Low GDP rate of 5 per cent is a wake-up call for the Indian economy: Experts

Some experts feel the slowdown has bottomed-out, others call for urgent reforms

labourer-sleeps-wholesale-market-delhi-Reuters A labourer sleeps on sacks as traffic moves past him in a wholesale market in the old quarters of Delhi, India, January 7, 2020 | Reuters

Advanced estimates released by the government show India's GDP growth rate for 2019-20 at 5 per cent, a dip from the 6.8 per cent that was there in FY19.

With this, India is projected to clock the slowest growth rate since the global financial crisis in FY09. Experts speaking to THE WEEK feel that the slowdown has deepened and will likely extend longer than anticipated.

Dr. Arun Singh, Lead Economist at Dun and Bradstreet India, says that the combination of weak balance sheets, stagnant consumption and rising inflation will prove difficult for the government to tackle.

“What is worrisome is that the four balance sheets i.e. of the households, corporates, banks and the government remain weak. Further, boosting consumption when incomes are not growing, and inflation is on the rise, will be difficult for the government. Reinforcing confidence within stakeholders in the ecosystem will be one of the biggest challenges as optimism levels of both businesses and consumers have deteriorated strongly. The sharp deceleration in growth has led to rising concerns that India might miss the goal of achieving the target of becoming a $5 trillion economy by 2025,” he said.

He added that the upcoming union budget is awaited “to understand how the government will outlay its standpoint to revive the economy”.

Brand experts such as Harish Bijoor says that while the low GDP numbers are a dampener for sure, the slowdown may have reached its limit.

“The biggest worry is the manufacturing sector numbers. That is the real solid engine of growth. That has sunk. The big challenge is consumption. We seem to have taken the cautious route of postponing purchases. Till consumption is back, the mood will remain bleak in the economy. However, the good news is that we seem to have touched the bottom. If the global headwinds remain stable, we can't sink any more, I guess. Therefore, [it is] good to stay positive and enjoy the ride ahead—hopefully, an upward one,” he said.

Alok Shende of Ascentius Consulting Mumbai expressed concern that policy-driven shocks have added to the slowdown.

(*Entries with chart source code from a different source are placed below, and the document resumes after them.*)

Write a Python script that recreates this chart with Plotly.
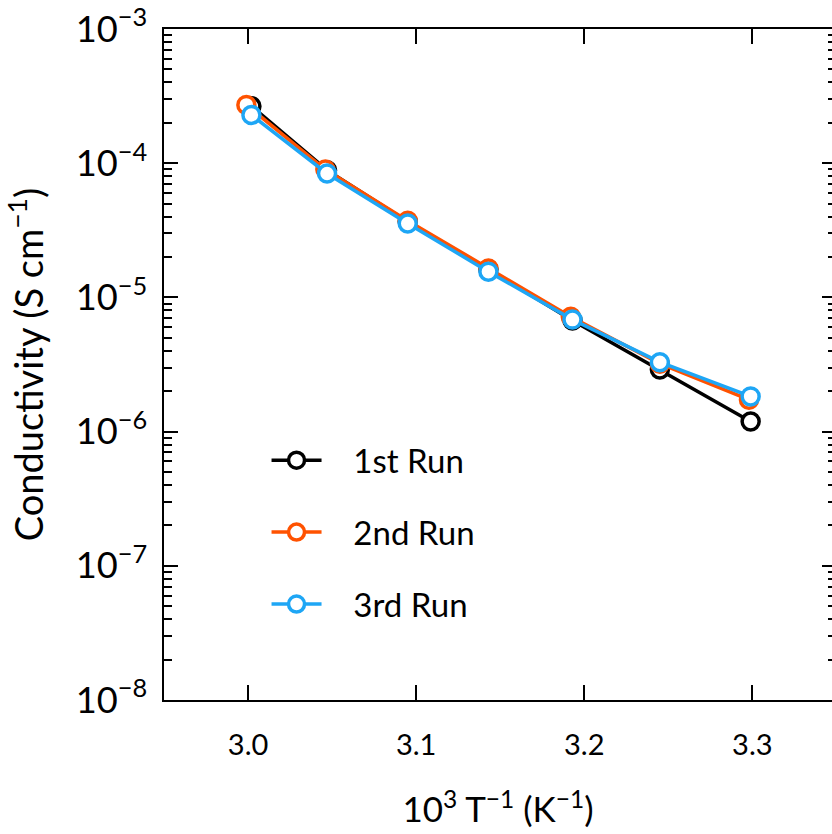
import plotly.graph_objects as go

# Data
x_run1 = [3.002, 3.047, 3.095, 3.143, 3.193, 3.245, 3.299]
y_run1 = [2.66e-4, 8.87e-5, 3.66e-5, 1.62e-5, 6.73e-6, 2.90e-6, 1.19e-6]

x_run2 = [2.999, 3.046, 3.095, 3.143, 3.192, 3.245, 3.298]
y_run2 = [2.72e-4, 8.97e-5, 3.73e-5, 1.64e-5, 7.18e-6, 3.21e-6, 1.73e-6]

x_run3 = [3.002, 3.047, 3.095, 3.143, 3.193, 3.245, 3.299]
y_run3 = [2.29e-4, 8.38e-5, 3.55e-5, 1.556e-5, 6.83e-6, 3.29e-6, 1.83e-6]

names = ["1st Run", "2nd Run", "3rd Run"]
colors = ["#000000", "#ff5200", "#1ea6f5"]

x_tickvals = [3.0, 3.1, 3.2, 3.3]
x_ticktext = ["3.0", "3.1", "3.2", "3.3"]

FONT = "Lato"

fig = go.Figure()
for i, (xs, ys) in enumerate([(x_run1, y_run1), (x_run2, y_run2), (x_run3, y_run3)]):
    fig.add_trace(go.Scatter(
        x=xs, y=ys, name="\u2003\u200a" + names[i], mode="lines+markers",
        line=dict(color=colors[i], width=3.5),
        marker=dict(symbol="circle", size=17, color="white",
                    line=dict(color=colors[i], width=3.5)),
        legendgroup=names[i],
    ))

# invisible trace for the mirrored right-hand axis
fig.add_trace(go.Scatter(x=[], y=[], yaxis="y2", showlegend=False, hoverinfo="skip"))

tickfont = dict(family=FONT, size=29, color="black")

fig.update_layout(
    width=832, height=834,
    margin=dict(l=164, r=0, t=29, b=134),
    paper_bgcolor="white", plot_bgcolor="white",
    showlegend=True,
    legend=dict(
        x=0.1535, y=0.399, xanchor="left", yanchor="top",
        font=dict(family=FONT, size=33, color="black"),
        bgcolor="rgba(0,0,0,0)", traceorder="grouped",
        tracegroupgap=26, itemwidth=50,
    ),
    xaxis=dict(
        range=[2.95, 3.3474], tickvals=x_tickvals, ticktext=x_ticktext,
        ticks="inside", ticklen=15, tickwidth=2, tickcolor="black",
        showline=True, linecolor="black", linewidth=2, mirror="ticks",
        showgrid=False, zeroline=False, tickfont=tickfont,
        ticklabelstandoff=18,
        title=dict(text="10<sup>3</sup> T<sup>−1</sup> (K<sup>−1</sup>)",
                   font=dict(family=FONT, size=35, color="black"), standoff=38),
    ),
    yaxis=dict(
        type="log", range=[-8, -3], dtick=1, exponentformat="power",
        ticks="inside", ticklen=14, tickwidth=2, tickcolor="black",
        showline=True, linecolor="black", linewidth=2, mirror=False,
        showgrid=False, zeroline=False, tickfont=tickfont,
        ticklabelstandoff=9,
        minor=dict(ticks="inside", ticklen=8, tickwidth=2, tickcolor="black",
                   dtick="D1", showgrid=False),
        title=dict(text="Conductivity (S cm<sup>−1</sup>)",
                   font=dict(family=FONT, size=38, color="black"), standoff=20),
    ),
    yaxis2=dict(
        type="log", range=[-8, -3], dtick=1, overlaying="y", side="right",
        anchor="x", showline=False, showticklabels=False,
        ticks="inside", ticklen=10, tickwidth=2, tickcolor="black",
        showgrid=False, zeroline=False,
        minor=dict(ticks="inside", ticklen=4, tickwidth=2, tickcolor="black",
                   dtick="D1", showgrid=False),
    ),
)

fig.write_html(
    "out.html",
    config={"displayModeBar": False},
    post_script="document.body.style.margin='0';document.body.style.overflow='hidden';",
)
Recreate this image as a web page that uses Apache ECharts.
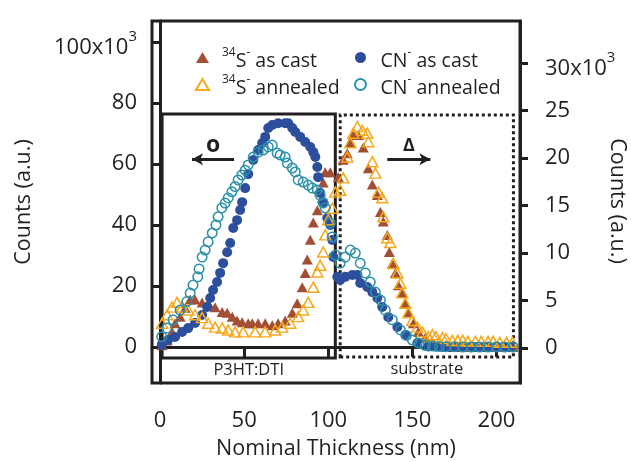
<!DOCTYPE html>
<html>
<head>
<meta charset="utf-8">
<script src="https://cdn.jsdelivr.net/npm/echarts@6/dist/echarts.min.js"></script>
<style>
  html, body { margin: 0; padding: 0; background: #fff; }
  #chart { width: 631px; height: 462px; }
</style>
</head>
<body>
<div id="chart"></div>
<script>
// [thickness nm, counts x10^3]
// 34S- (right axis)
const sCast = [
  [1.2, 0.3], [4.2, 0.8], [7.1, 1.7], [8.9, 2.6], [11.9, 3.3], [14.9, 4.2], [17.9, 5.1], [20.8, 5.1],
  [25.0, 4.8], [28.6, 4.7], [32.7, 4.3], [36.9, 3.8], [39.9, 3.7], [42.9, 3.3], [45.8, 2.9], [48.8, 2.7],
  [52.4, 2.6], [54.8, 2.6], [58.3, 2.6], [62.5, 2.6], [66.7, 2.4], [70.2, 2.6], [74.4, 2.9], [78.6, 3.7],
  [81.5, 4.7], [84.5, 6.4], [86.3, 7.9], [87.5, 9.3], [89.3, 11.4], [91.1, 13.2], [93.5, 14.5], [96.4, 15.8],
  [97.0, 17.4], [98.2, 18.5], [101.2, 18.5], [106.0, 18.0], [108.9, 19.8], [111.3, 20.5], [113.1, 21.6],
  [114.9, 22.4], [117.9, 22.4], [120.8, 21.1], [123.8, 18.9], [126.2, 17.2], [129.2, 16.1], [131.0, 14.3],
  [132.7, 13.3], [135.1, 11.9], [136.3, 10.1], [138.1, 8.9], [139.9, 7.9], [141.7, 6.6], [144.0, 5.8],
  [145.8, 4.7], [147.6, 3.8], [150.6, 2.6], [153.6, 1.7], [157.7, 1.1], [160.7, 0.5], [163, 0.4],
  [166.7, 0.2], [170, 0.2], [174, 0.1], [178, 0.1], [182, 0.1], [186, 0.1], [190, 0.1], [194, 0.1],
  [198, 0.1], [202, 0.1], [206, 0.1], [210, 0.1]
];
const sAnnealed = [
  [1.2, 2.6], [4.2, 3.5], [7.1, 4.3], [10.1, 4.8], [13.1, 4.3], [16.7, 4.0], [20.8, 3.5], [25.0, 3.2],
  [28.6, 2.6], [32.7, 2.2], [36.9, 2.1], [40.5, 1.9], [44.6, 1.7], [49.4, 1.7], [56.5, 1.7], [62.5, 1.7],
  [68.5, 1.9], [72.6, 2.2], [77.4, 2.6], [82.1, 3.3], [85.1, 4.0], [88.1, 4.8], [91.1, 6.4], [93.5, 8.0],
  [95.2, 8.7], [97.0, 10.1], [98.2, 11.9], [100.0, 13.5], [102.4, 14.7], [104.2, 16.4], [107.1, 16.6],
  [108.9, 17.9], [111.3, 20.1], [113.1, 21.6], [114.9, 22.6], [117.3, 23.3], [120.2, 22.9], [123.2, 22.6],
  [123.8, 21.7], [126.2, 19.6], [128.0, 18.4], [129.8, 16.4], [132.1, 15.8], [132.7, 13.8], [135.1, 11.6],
  [136.9, 11.1], [138.7, 8.9], [141.1, 7.9], [142.9, 6.8], [144.0, 5.8], [145.8, 4.7], [147.6, 3.7],
  [150.0, 2.9], [153.0, 2.2], [156.0, 1.7], [159.5, 1.2], [161.9, 1.4], [164, 1.2], [167.9, 1.1],
  [170, 1.0], [173.8, 0.8], [177, 0.8], [180, 0.8], [183, 0.7], [187.5, 0.7], [191, 0.7], [195, 0.7],
  [198, 0.7], [202, 0.6], [206, 0.6], [209.5, 0.6]
];
// CN- (left axis)
const cnCast = [
  [1.0, 0.7], [4.8, 2.3], [8.9, 3.3], [13.1, 4.9], [16.7, 6.2], [20.8, 7.9], [25.0, 10.5], [28.0, 13.1],
  [29.8, 16.1], [31.5, 18.7], [33.9, 21.3], [35.7, 24.3], [37.5, 27.5], [39.9, 31.1], [41.7, 34.1],
  [43.5, 39.0], [45.8, 41.6], [47.6, 44.9], [48.8, 47.5], [50.6, 52.1], [52.4, 56.7], [55.4, 61.3],
  [58.3, 64.6], [60.7, 66.9], [62.5, 68.9], [64.3, 71.8], [66.7, 72.8], [70.2, 73.4], [74.4, 73.4],
  [76.2, 73.4], [78.6, 71.8], [80.4, 70.5], [83.3, 68.9], [86.3, 67.2], [89.3, 65.6], [91.1, 63.9],
  [92.3, 62.3], [93.5, 59.0], [94.0, 55.7], [95.2, 50.5], [97.0, 47.5], [99.4, 42.3], [101.2, 40.0],
  [102.4, 35.1], [103.0, 29.5], [105.4, 23.0], [107.1, 22.0], [110.1, 23.0], [114.3, 23.6], [117.3, 23.6],
  [119.0, 21.0], [123.2, 19.7], [126.2, 18.0], [129.2, 16.1], [132.1, 13.1], [135.7, 9.8], [141.1, 6.6],
  [145.8, 3.9], [153.0, 1.3], [159.5, 0.2], [164, 0.1], [168, 0], [172, 0], [176, 0], [180, 0], [184, 0],
  [188, 0], [192, 0], [196, 0], [200, 0], [204, 0], [208, 0]
];
const cnAnnealed = [
  [1.0, 3.4], [4.0, 6.2], [7.7, 8.9], [11.9, 12.1], [15.9, 14.9], [17.9, 17.7], [19.6, 20.3], [22.4, 23.0],
  [23.2, 25.6], [25.0, 29.5], [26.8, 31.8], [28.6, 34.5], [31.0, 37.4], [33.2, 40.0], [34.5, 42.7],
  [36.7, 45.6], [38.7, 47.2], [40.5, 48.9], [42.7, 50.9], [44.6, 52.6], [46.4, 54.8], [48.6, 56.4],
  [50.6, 58.0], [52.4, 59.7], [55.4, 62.3], [58.3, 63.9], [61.3, 64.6], [64.3, 65.6], [66.7, 66.2],
  [69.6, 63.6], [71.4, 63.0], [74.4, 62.3], [75.6, 60.3], [78.6, 58.7], [80.4, 57.4], [82.1, 54.8],
  [85.1, 54.1], [88.1, 53.1], [90.5, 52.1], [93.5, 51.5], [95.2, 49.8], [97.0, 47.2], [98.2, 45.6],
  [101.2, 40.7], [102.4, 36.1], [104.2, 30.2], [107.1, 27.5], [110.1, 29.5], [113.1, 31.8], [116.1, 30.8],
  [119.0, 27.5], [122.0, 24.3], [125.0, 21.3], [128.0, 18.0], [131.0, 15.4], [133.9, 12.1], [138.1, 8.9],
  [142.9, 5.6], [146.5, 3.8], [150.0, 2.3], [154.0, 1.2], [157.7, 0.5], [162, 0.3], [166, 0.2], [170, 0.1],
  [175, 0.1], [180, 0], [185, 0], [190, 0], [195, 0], [200, 0], [205, 0], [210, 0]
];

const xTicks = [0, 50, 100, 150, 200];
const leftTicks = [0, 20, 40, 60, 80, 100];
const rightTicks = [0, 5, 10, 15, 20, 25, 30];

const ink = '#231F20';
const font = 'Open Sans';
const brown = '#A24F36', blue = '#2D4E9C', orange = '#F6A81C', teal = '#2A90A8';

const legendNames = {
  sCast: '{sf|34}{m|S}{s|-}{m| as cast}',
  sAnn: '{sf|34}{m|S}{s|-}{m| annealed}',
  cnCast: '{mf|CN}{s|-}{m| as cast}',
  cnAnn: '{mf|CN}{s|-}{m| annealed}'
};
const legendRich = {
  m: { fontSize: 19.5, fontFamily: font, color: ink, lineHeight: 22, padding: [7, 0, 0, 0] },
  mf: { fontSize: 19.5, fontFamily: font, color: ink, lineHeight: 22, padding: [7, 0, 0, 9] },
  s: { fontSize: 12, fontFamily: font, color: ink, lineHeight: 13, verticalAlign: 'top' },
  sf: { fontSize: 12, fontFamily: font, color: ink, lineHeight: 13, verticalAlign: 'top', padding: [0, 0, 0, 8] }
};
const axisRich = {
  m: { fontSize: 22, fontFamily: font, color: ink, lineHeight: 26, padding: [12, 0, 0, 0] },
  s: { fontSize: 15, fontFamily: font, color: ink, lineHeight: 16, verticalAlign: 'top' }
};

const chart = echarts.init(document.getElementById('chart'));
chart.setOption({
  animation: false,
  textStyle: { fontFamily: font, color: ink },
  grid: {
    left: 152, right: 111, top: 21, bottom: 79, outerBoundsMode: 'none',
    show: true, borderColor: ink, borderWidth: 3
  },
  // right axis title, reading top to bottom as in the original
  graphic: [{
    type: 'text', x: 617, y: 201, rotation: -Math.PI / 2,
    style: { text: 'Counts (a.u.)', fontSize: 21.5, fontFamily: font, fill: ink, align: 'center', verticalAlign: 'middle' }
  }],
  legend: [
    {
      left: 190, top: 39, orient: 'vertical', itemGap: 0, itemWidth: 13, itemHeight: 11,
      data: ['sCast', 'sAnn'], formatter: n => legendNames[n],
      textStyle: { rich: legendRich }
    },
    {
      left: 349, top: 39, orient: 'vertical', itemGap: 0, itemWidth: 12, itemHeight: 11,
      data: ['cnCast', 'cnAnn'], formatter: n => legendNames[n],
      textStyle: { rich: legendRich }
    }
  ],
  xAxis: {
    type: 'value', min: -4.8, max: 214,
    name: 'Nominal Thickness (nm)', nameLocation: 'middle', nameGap: 55,
    nameTextStyle: { fontSize: 21.5, color: ink },
    axisLine: { lineStyle: { color: ink, width: 3 } },
    axisTick: { customValues: xTicks, length: 10, lineStyle: { color: ink, width: 3 } },
    axisLabel: { customValues: xTicks, fontSize: 22, color: ink, margin: 27 },
    splitLine: { show: false }
  },
  yAxis: [
    {
      type: 'value', min: -11.8, max: 106.9, position: 'left',
      name: 'Counts (a.u.)', nameLocation: 'middle', nameGap: 117,
      nameTextStyle: { fontSize: 21.5, color: ink },
      axisLine: { lineStyle: { color: ink, width: 3 } },
      axisTick: { customValues: leftTicks, length: 9, lineStyle: { color: ink, width: 3 } },
      axisLabel: {
        customValues: leftTicks, fontSize: 22, color: ink, margin: 15,
        formatter: v => v === 100 ? '{m|100x10}{s|3}' : String(v), rich: axisRich
      },
      splitLine: { show: false }
    },
    {
      type: 'value', min: -3.68, max: 34.4, position: 'right',
      axisLine: { lineStyle: { color: ink, width: 3 } },
      axisTick: { customValues: rightTicks, length: 8, lineStyle: { color: ink, width: 3 } },
      axisLabel: {
        customValues: rightTicks, fontSize: 22, color: ink, margin: 25,
        formatter: v => v === 30 ? '{m|30x10}{s|3}' : String(v), rich: axisRich
      },
      splitLine: { show: false }
    }
  ],
  series: [
    {
      name: 'sCast', type: 'scatter', yAxisIndex: 1, data: sCast,
      symbol: 'triangle', symbolSize: [11, 10],
      itemStyle: { color: brown, opacity: 1 }
    },
    {
      name: 'cnCast', type: 'scatter', yAxisIndex: 0, data: cnCast,
      symbol: 'circle', symbolSize: 10,
      itemStyle: { color: blue, opacity: 1 },
      markArea: {
        silent: true,
        label: { show: true, position: 'bottom', distance: 2, fontSize: 16.5, color: ink },
        data: [
          [
            { name: 'P3HT:DTI', xAxis: 1.2, yAxis: -3.6,
              itemStyle: { color: 'rgba(0,0,0,0)', borderColor: ink, borderWidth: 3 } },
            { xAxis: 104.2, yAxis: 76.4 }
          ],
          [
            { name: 'substrate', xAxis: 107.1, yAxis: -3.3,
              itemStyle: { color: 'rgba(0,0,0,0)', borderColor: ink, borderWidth: 3, borderType: [3, 3] } },
            { xAxis: 210.1, yAxis: 76.1 }
          ]
        ]
      },
      markLine: {
        silent: true,
        symbolSize: [9, 11],
        lineStyle: { color: ink, width: 3, type: 'solid' },
        label: { show: true, position: 'middle', formatter: '{b}', color: ink, fontWeight: 'bold' },
        data: [
          [
            { name: 'o', coord: [19.0, 61.6], symbol: 'arrow',
              label: { fontSize: 23, distance: 2 } },
            { coord: [44.0, 61.6], symbol: 'none' }
          ],
          [
            { name: 'Δ', coord: [135.1, 61.6], symbol: 'none',
              label: { fontSize: 18, distance: 4 } },
            { coord: [160.7, 61.6], symbol: 'arrow' }
          ]
        ]
      }
    },
    {
      name: 'sAnn', type: 'scatter', yAxisIndex: 1, data: sAnnealed,
      symbol: 'triangle', symbolSize: [11, 10],
      itemStyle: { color: 'rgba(0,0,0,0)', borderColor: orange, borderWidth: 1.5, opacity: 1 }
    },
    {
      name: 'cnAnn', type: 'scatter', yAxisIndex: 0, data: cnAnnealed,
      symbol: 'circle', symbolSize: 9.5,
      itemStyle: { color: 'rgba(0,0,0,0)', borderColor: teal, borderWidth: 1.5, opacity: 1 }
    }
  ]
});
</script>
</body>
</html>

“The underlying driver for the slowing rate of GDP growth is led by a decrease in investment rate and lacklustre consumer spendings. Furthermore, policy-driven economic shocks have tended to accentuate the drivers of economic slowdown,” remarked Shende.

Dr Navneet Sharma, Dean of the IFIM Business School affiliated to Vijaybhoomi University, feels demand-side measures will prove necessary to ignite an economic revival.

"Socio-political agenda has put the economy to the backseat in the last several quarters. However, once the Government appreciates the structural inhibitions, I am hopeful that reforms affecting market structures and ease of doing business will be rolled out. The economy needs to look beyond government spending. We urgently need measures which can affect demand side, particularly rural demand, and boost productivity. This will also help in augmenting the investor confidence," he said.

A Brickwork Ratings report released today suggests nascent signs of an economic revival. The report says that the domestic economy may see a moderate improvement in GDP in the next fiscal, supported by government measures. Muted manufacturing activity hit by a slowdown in the automobile sector led the slowdown in the GDP to hit 4.55 per cent in Q2 2019-20, the lowest in the last 26 quarters. There are nascent signs of recovery through some economic indicators, like the moderate rise in passenger air traffic, improved manufacturing activity and sales of passenger cars. The December manufacturing PMI bought a huge respite to the otherwise gloomy industrial activity, the report said.

The report added that the declining investment, stagnant exports, and rising unemployment is a wake-up call for the government to fast track the reform process and provide a substantial stimulus for reviving growth momentum.